Many years ago I had a (WIN) text editor (iirc it was called PSD) that actually devised RegEx based on Find/Replace entries. That would have been suggested, but afaik it has been gone for over a decade. :(

NickMNS

4:16 pm on Sep 27, 2020 (gmt 0)

WebmasterWorld Senior Member 10+ Year Member Top Contributors Of The Month



@lucy24
:: happily salivating at the thought of devising a RegEx that could do most of the change in one fell swoop ::

You must be a sadist. That sounds like REGEX hell.

My suggestion, which unfortunately requires the ability to code, would be to use Python, with the package BeautifoulSoup (BS4).

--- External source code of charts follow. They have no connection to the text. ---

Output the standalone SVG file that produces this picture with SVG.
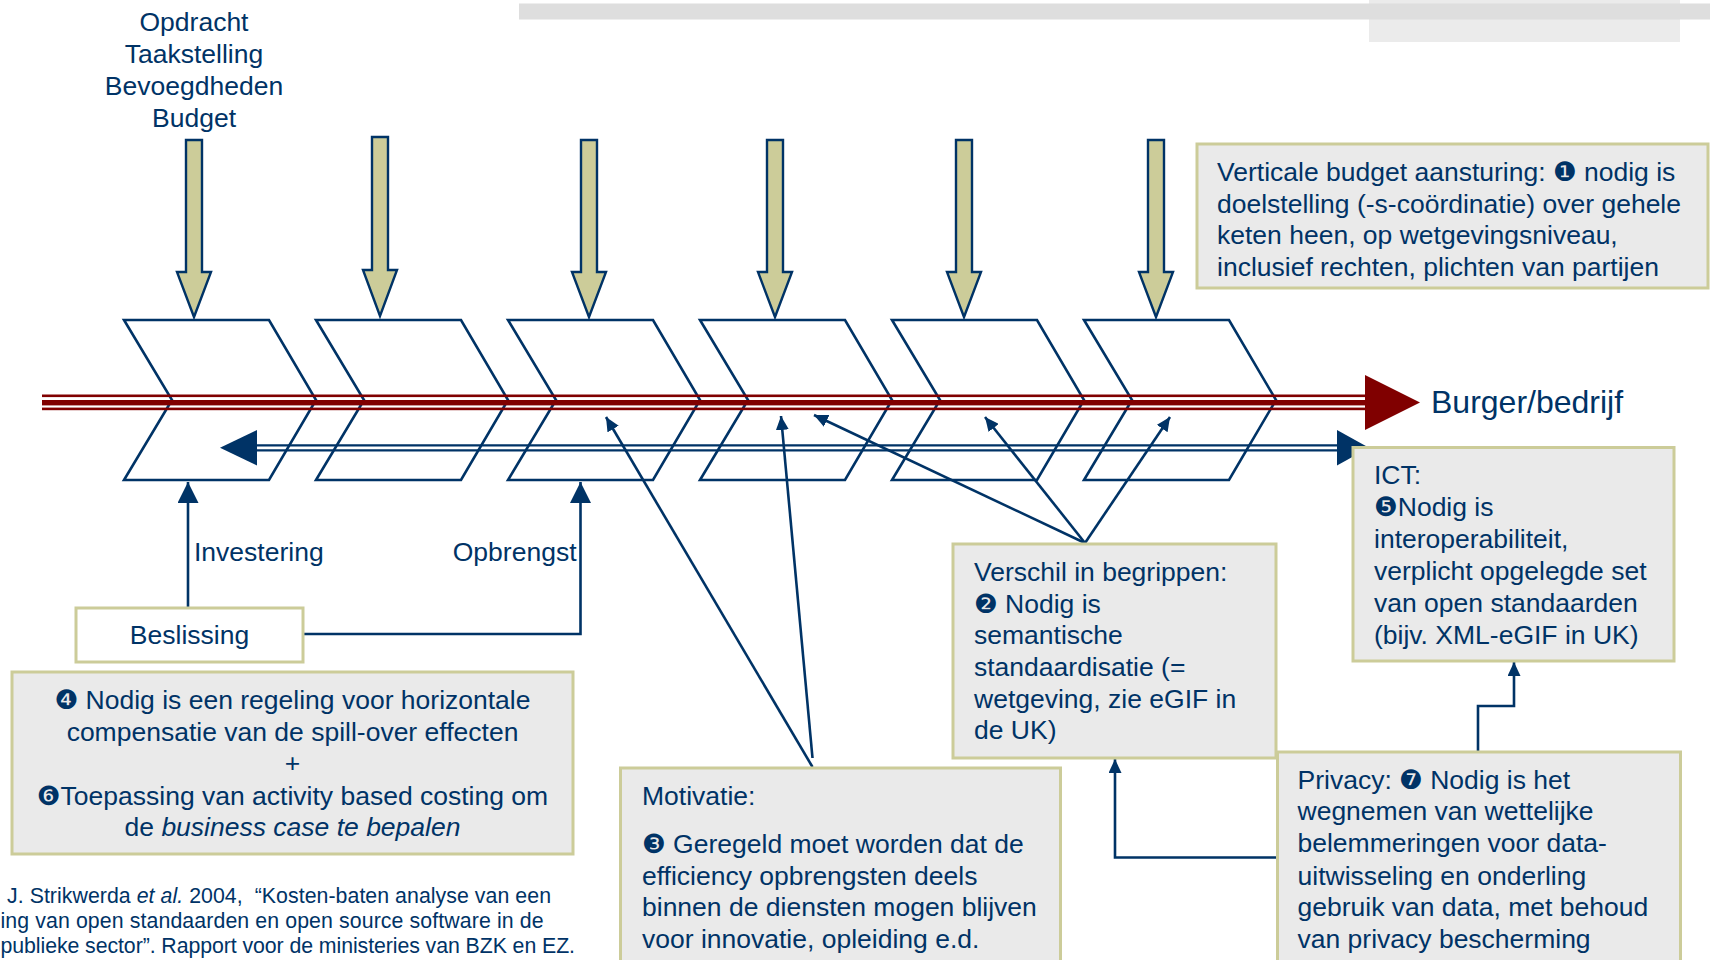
<svg xmlns="http://www.w3.org/2000/svg" width="1710" height="960" viewBox="0 0 1710 960">
<defs>
<style>
text{font-family:"Liberation Sans","DejaVu Sans",Arial,sans-serif;fill:#003366;font-size:26.5px}
.box{fill:#EAEAEA;stroke:#CCCC99;stroke-width:3}
.wbox{fill:#FFFFFF;stroke:#CCCC99;stroke-width:3}
.chev{fill:#FFFFFF;stroke:#003366;stroke-width:2.6;stroke-linejoin:miter}
.down{fill:#CCCC99;stroke:#003366;stroke-width:2.4}
.red{fill:#800000}
.con{fill:none;stroke:#003366;stroke-width:2.6}
.cite{font-size:21.3px;white-space:pre}
.mid{text-anchor:middle}
.end{text-anchor:end}
</style>
<marker id="ah" viewBox="0 0 14 13" refX="14" refY="6.5" markerWidth="14" markerHeight="13" markerUnits="userSpaceOnUse" orient="auto">
<path d="M0,0 L14,6.5 L0,13 z" fill="#003366"/>
</marker>
<marker id="ahl" viewBox="0 0 21 21" refX="21" refY="10.5" markerWidth="21" markerHeight="21" markerUnits="userSpaceOnUse" orient="auto">
<path d="M0,0 L21,10.5 L0,21 z" fill="#003366"/>
</marker>
</defs>

<g id="header-decor">
<rect x="1369" y="0" width="311" height="42" fill="#EBEBEB"/>
<rect x="519" y="3.5" width="1191" height="16" fill="#DEDEDE"/>
</g>

<g id="top-label">
<text class="mid" x="194" y="31">Opdracht</text>
<text class="mid" x="194" y="63">Taakstelling</text>
<text class="mid" x="194" y="95">Bevoegdheden</text>
<text class="mid" x="194" y="127">Budget</text>
</g>

<g id="chevrons">
<polygon class="chev" points="124,320 269,320 316,400 269,480 124,480 172,400"/>
<polygon class="chev" points="316,320 461,320 508,400 461,480 316,480 364,400"/>
<polygon class="chev" points="508,320 653,320 700,400 653,480 508,480 556,400"/>
<polygon class="chev" points="700,320 845,320 892,400 845,480 700,480 748,400"/>
<polygon class="chev" points="892,320 1037,320 1084,400 1037,480 892,480 940,400"/>
<polygon class="chev" points="1084,320 1229,320 1276,400 1229,480 1084,480 1132,400"/>
</g>

<g id="down-arrows">
<polygon class="down" points="186,140 202,140 202,272 211,272 194,317 177,272 186,272"/>
<polygon class="down" points="372,137 388,137 388,270 397,270 380,316 363,270 372,270"/>
<polygon class="down" points="581,140 597,140 597,272 606,272 589,317 572,272 581,272"/>
<polygon class="down" points="767,140 783,140 783,272 792,272 775,317 758,272 767,272"/>
<polygon class="down" points="956,140 972,140 972,272 981,272 964,317 947,272 956,272"/>
<polygon class="down" points="1148,140 1164,140 1164,272 1173,272 1156,317 1139,272 1148,272"/>
</g>

<g id="main-flow">
<rect class="red" x="42" y="394.5" width="1324" height="2.6"/>
<rect class="red" x="42" y="400" width="1324" height="5.4"/>
<rect class="red" x="42" y="407.6" width="1324" height="2.6"/>
<polygon class="red" points="1365,375 1420,402.5 1365,430"/>
<text x="1431" y="413" style="font-size:32px">Burger/bedrijf</text>
</g>

<g id="return-flow">
<line x1="255" y1="445.3" x2="1340" y2="445.3" stroke="#003366" stroke-width="2.2"/>
<line x1="255" y1="450.4" x2="1340" y2="450.4" stroke="#003366" stroke-width="2.2"/>
<polygon points="220,447.8 257,430 257,465.5" fill="#003366"/>
<polygon points="1337,430 1369,447.8 1337,465.5" fill="#003366"/>
</g>

<g id="connectors">
<path class="con" d="M812.5,767 L606,417" marker-end="url(#ah)"/>
<path class="con" d="M812.5,758 L781,416" marker-end="url(#ah)"/>
<path class="con" d="M1085,543 L814,415" marker-end="url(#ah)"/>
<path class="con" d="M1085,543 L985,417" marker-end="url(#ah)"/>
<path class="con" d="M1085,543 L1170,417" marker-end="url(#ah)"/>
<path class="con" d="M188,607 L188,482" marker-end="url(#ahl)"/>
<path class="con" d="M303,634 L580.5,634 L580.5,482" marker-end="url(#ahl)"/>
<path class="con" d="M1478,751 L1478,706 L1514,706 L1514,662" marker-end="url(#ah)"/>
<path class="con" d="M1277,857.5 L1115,857.5 L1115,759" marker-end="url(#ah)"/>
</g>

<g id="labels">
<text x="194" y="561">Investering</text>
<text class="end" x="576.5" y="561">Opbrengst</text>
</g>

<g id="vertical-budget">
<rect class="box" x="1197" y="144" width="511" height="144"/>
<text x="1217" y="181">Verticale budget aansturing: ❶ nodig is</text>
<text x="1217" y="212.5">doelstelling (-s-coördinatie) over gehele</text>
<text x="1217" y="244">keten heen, op wetgevingsniveau,</text>
<text x="1217" y="276">inclusief rechten, plichten van partijen</text>
</g>

<g id="ict">
<rect class="box" x="1353" y="447.5" width="321" height="213.5"/>
<text x="1374" y="484">ICT:</text>
<text x="1374" y="516">❺Nodig is</text>
<text x="1374" y="548">interoperabiliteit,</text>
<text x="1374" y="580">verplicht opgelegde set</text>
<text x="1374" y="612">van open standaarden</text>
<text x="1374" y="644">(bijv. XML-eGIF in UK)</text>
</g>

<g id="beslissing">
<rect class="wbox" x="76" y="608" width="227" height="54"/>
<text class="mid" x="189.5" y="644">Beslissing</text>
</g>

<g id="compensatie">
<rect class="box" x="12" y="672" width="561" height="182"/>
<text class="mid" x="292.5" y="709">❹ Nodig is een regeling voor horizontale</text>
<text class="mid" x="292.5" y="741">compensatie van de spill-over effecten</text>
<text class="mid" x="292.5" y="772">+</text>
<text class="mid" x="292.5" y="805">❻Toepassing van activity based costing om</text>
<text class="mid" x="292.5" y="836">de <tspan font-style="italic">business case te bepalen</tspan></text>
</g>

<g id="verschil">
<rect class="box" x="953" y="544" width="323" height="214"/>
<text x="974" y="581">Verschil in begrippen:</text>
<text x="974" y="612.5">❷ Nodig is</text>
<text x="974" y="644">semantische</text>
<text x="974" y="676">standaardisatie (=</text>
<text x="974" y="707.5">wetgeving, zie eGIF in</text>
<text x="974" y="739">de UK)</text>
</g>

<g id="motivatie">
<rect class="box" x="620.5" y="768" width="440" height="200"/>
<text x="642" y="805">Motivatie:</text>
<text x="642" y="852.5">❸ Geregeld moet worden dat de</text>
<text x="642" y="884.5">efficiency opbrengsten deels</text>
<text x="642" y="916">binnen de diensten mogen blijven</text>
<text x="642" y="948">voor innovatie, opleiding e.d.</text>
</g>

<g id="privacy">
<rect class="box" x="1277.5" y="752" width="403" height="216"/>
<text x="1297.5" y="788.5">Privacy: ❼ Nodig is het</text>
<text x="1297.5" y="820">wegnemen van wettelijke</text>
<text x="1297.5" y="852">belemmeringen voor data-</text>
<text x="1297.5" y="884.5">uitwisseling en onderling</text>
<text x="1297.5" y="916">gebruik van data, met behoud</text>
<text x="1297.5" y="947.5">van privacy bescherming</text>
</g>

<g id="citation">
<text class="cite" x="7" y="903" textLength="544" lengthAdjust="spacing">J. Strikwerda <tspan font-style="italic">et al.</tspan> 2004,  “Kosten-baten analyse van een</text>
<text class="cite" x="0.5" y="928" textLength="543" lengthAdjust="spacing">ing van open standaarden en open source software in de</text>
<text class="cite" x="0.5" y="953" textLength="574.5" lengthAdjust="spacing">publieke sector”. Rapport voor de ministeries van BZK en EZ.</text>
</g>
</svg>
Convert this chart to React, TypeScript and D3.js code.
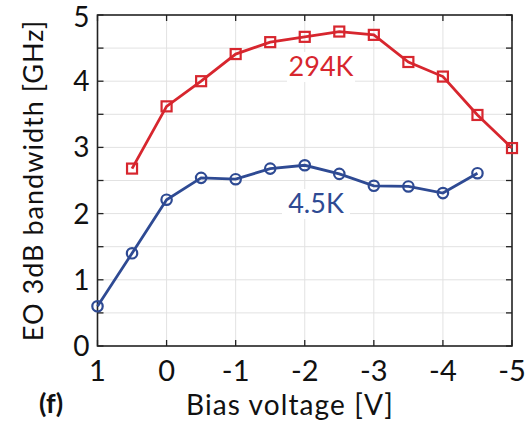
import { useEffect, useRef } from "react";
import * as d3 from "d3";

// Bias voltage [V] and EO 3dB bandwidth [GHz]
const hotVolts = [0.5, 0, -0.5, -1, -1.5, -2, -2.5, -3, -3.5, -4, -4.5, -5];
const hotBw = [2.68, 3.62, 4.0, 4.41, 4.59, 4.67, 4.75, 4.7, 4.29, 4.07, 3.49, 2.99];
const coldVolts = [1, 0.5, 0, -0.5, -1, -1.5, -2, -2.5, -3, -3.5, -4, -4.5];
const coldBw = [0.6, 1.4, 2.21, 2.54, 2.52, 2.68, 2.73, 2.6, 2.42, 2.41, 2.31, 2.61];
const xTicks = [1, 0, -1, -2, -3, -4, -5];
const yTicks = [0, 1, 2, 3, 4, 5];
const yMinor = [0, 0.5, 1, 1.5, 2, 2.5, 3, 3.5, 4, 4.5, 5];

const RED = "#d7262e";
const BLUE = "#2e4a93";
const FONT = "Lato, 'Noto Sans', sans-serif";

function App() {
    const svgRef = useRef<SVGSVGElement>(null);
    const width = 526;
    const height = 426;
    const margin = { top: 15, right: 14, bottom: 80, left: 97.5 };

    useEffect(() => {
        const svg = d3.select(svgRef.current);
        svg.selectAll("*").remove();

        const x = d3.scaleLinear().domain([1, -5]).range([margin.left, width - margin.right]);
        const y = d3.scaleLinear().domain([0, 5]).range([height - margin.bottom, margin.top]);
        const [x0, x1] = x.range();
        const [y0, y1] = y.range();

        // grid
        const grid = svg.append("g").attr("stroke", "#e2e2e2").attr("stroke-width", 1);
        grid.selectAll(".gx").data(xTicks.slice(1, -1)).enter().append("line")
            .attr("x1", (d) => x(d)).attr("x2", (d) => x(d)).attr("y1", y1).attr("y2", y0);
        grid.selectAll(".gy").data(yMinor.slice(1, -1)).enter().append("line")
            .attr("y1", (d) => y(d)).attr("y2", (d) => y(d)).attr("x1", x0).attr("x2", x1);

        // ticks, pointing inward on all four sides
        const ticks = svg.append("g").attr("stroke", "#222").attr("stroke-width", 1.3);
        const tl = 6;
        xTicks.forEach((d) => {
            ticks.append("line").attr("x1", x(d)).attr("x2", x(d)).attr("y1", y0).attr("y2", y0 - tl);
            ticks.append("line").attr("x1", x(d)).attr("x2", x(d)).attr("y1", y1).attr("y2", y1 + tl);
        });
        yMinor.forEach((d) => {
            ticks.append("line").attr("y1", y(d)).attr("y2", y(d)).attr("x1", x0).attr("x2", x0 + tl);
            ticks.append("line").attr("y1", y(d)).attr("y2", y(d)).attr("x1", x1).attr("x2", x1 - tl);
        });

        // frame
        svg.append("rect")
            .attr("x", x0).attr("y", y1).attr("width", x1 - x0).attr("height", y0 - y1)
            .attr("fill", "none").attr("stroke", "#222").attr("stroke-width", 1.6);

        // tick labels
        svg.append("g").selectAll("text").data(xTicks).enter().append("text")
            .attr("x", (d) => x(d)).attr("y", y0 + 35)
            .attr("text-anchor", "middle").attr("font-family", FONT).attr("font-size", 29)
            .attr("fill", "#111")
            .text((d) => (d < 0 ? "-" + Math.abs(d) : String(d)));
        svg.append("g").selectAll("text").data(yTicks).enter().append("text")
            .attr("x", x0 - 8).attr("y", (d) => Math.max(y(d) + 10, 27))
            .attr("text-anchor", "end").attr("font-family", FONT).attr("font-size", 28)
            .attr("fill", "#111")
            .text((d) => String(d));

        // axis labels
        svg.append("text")
            .attr("x", 290).attr("y", 415)
            .attr("text-anchor", "middle").attr("font-family", FONT).attr("font-size", 28)
            .attr("letter-spacing", 1.1)
            .attr("fill", "#111")
            .text("Bias voltage [V]");
        svg.append("text")
            .attr("transform", `translate(43, ${(y0 + y1) / 2}) rotate(-90)`)
            .attr("text-anchor", "middle").attr("font-family", FONT).attr("font-size", 27)
            .attr("letter-spacing", 1)
            .attr("fill", "#111")
            .text("EO 3dB bandwidth [GHz]");
        svg.append("text")
            .attr("x", 39).attr("y", 413)
            .attr("font-family", FONT).attr("font-size", 27).attr("font-weight", "bold")
            .attr("fill", "#111")
            .text("(f)");

        const line = d3.line<[number, number]>()
            .x((d) => x(d[0]))
            .y((d) => y(d[1]));

        const hot: [number, number][] = hotVolts.map((v, i) => [v, hotBw[i]]);
        const cold: [number, number][] = coldVolts.map((v, i) => [v, coldBw[i]]);

        // series labels with white backing
        const label = (text: string, cx: number, cy: number, color: string) => {
            svg.append("rect")
                .attr("x", cx - 34).attr("y", cy - 24).attr("width", 68).attr("height", 30)
                .attr("fill", "white");
            svg.append("text")
                .attr("x", cx).attr("y", cy)
                .attr("text-anchor", "middle").attr("font-family", FONT).attr("font-size", 27)
                .attr("fill", color)
                .text(text);
        };
        label("294K", 321, 76, RED);
        label("4.5K", 316, 213, BLUE);

        // red series
        svg.append("path").datum(hot)
            .attr("fill", "none").attr("stroke", RED).attr("stroke-width", 2.8)
            .attr("d", line);
        svg.append("g").selectAll("rect").data(hot).enter().append("rect")
            .attr("x", (d) => x(d[0]) - 5).attr("y", (d) => y(d[1]) - 5)
            .attr("width", 10).attr("height", 10)
            .attr("fill", "none").attr("stroke", RED).attr("stroke-width", 2.2);

        // blue series
        svg.append("path").datum(cold)
            .attr("fill", "none").attr("stroke", BLUE).attr("stroke-width", 2.8)
            .attr("d", line);
        svg.append("g").selectAll("circle").data(cold).enter().append("circle")
            .attr("cx", (d) => x(d[0])).attr("cy", (d) => y(d[1])).attr("r", 5.2)
            .attr("fill", "none").attr("stroke", BLUE).attr("stroke-width", 2.2);
    }, []);

    return (
        <div style={{ position: "absolute", left: 0, top: 0 }}>
            <svg ref={svgRef} width={width} height={height} style={{ display: "block", background: "white" }}></svg>
        </div>
    );
}

export default App;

It parses the html and then allows you to traverse the DOM. You can select the parent element, for example:
<div class="description">

Then find all the <strong> tags and iterate over them, changing the first to <h2>, the next to <h3> and so on.

Moreover, Python can easily access the files within their folder structure. I have used this to correct errors in static pages for a very large website, i'm talking tens of millions of pages. It took a few hours but it worked. I just ran the script, and came back and it was done.

lucy24

5:48 pm on Sep 27, 2020 (gmt 0)

WebmasterWorld Senior Member 10+ Year Member Top Contributors Of The Month



You must be a sadist.
Did you mean to say masochist? A sadist would be happily thinking about standing over someone else with a whip, compelling them to devise the RegEx ;)

NickMNS

11:45 pm on Sep 27, 2020 (gmt 0)

WebmasterWorld Senior Member 10+ Year Member Top Contributors Of The Month



Yes Masochist, my bad...

hkinva

8:38 pm on Sep 29, 2020 (gmt 0)

5+ Year Member



using BeautifulSoup - we will get it all fixed. Thanks

tangor

9:57 am on Oct 1, 2020 (gmt 0)

WebmasterWorld Senior Member 10+ Year Member Top Contributors Of The Month



Good work! Let us know how it turns out ... as in did this result in better results with the search engines!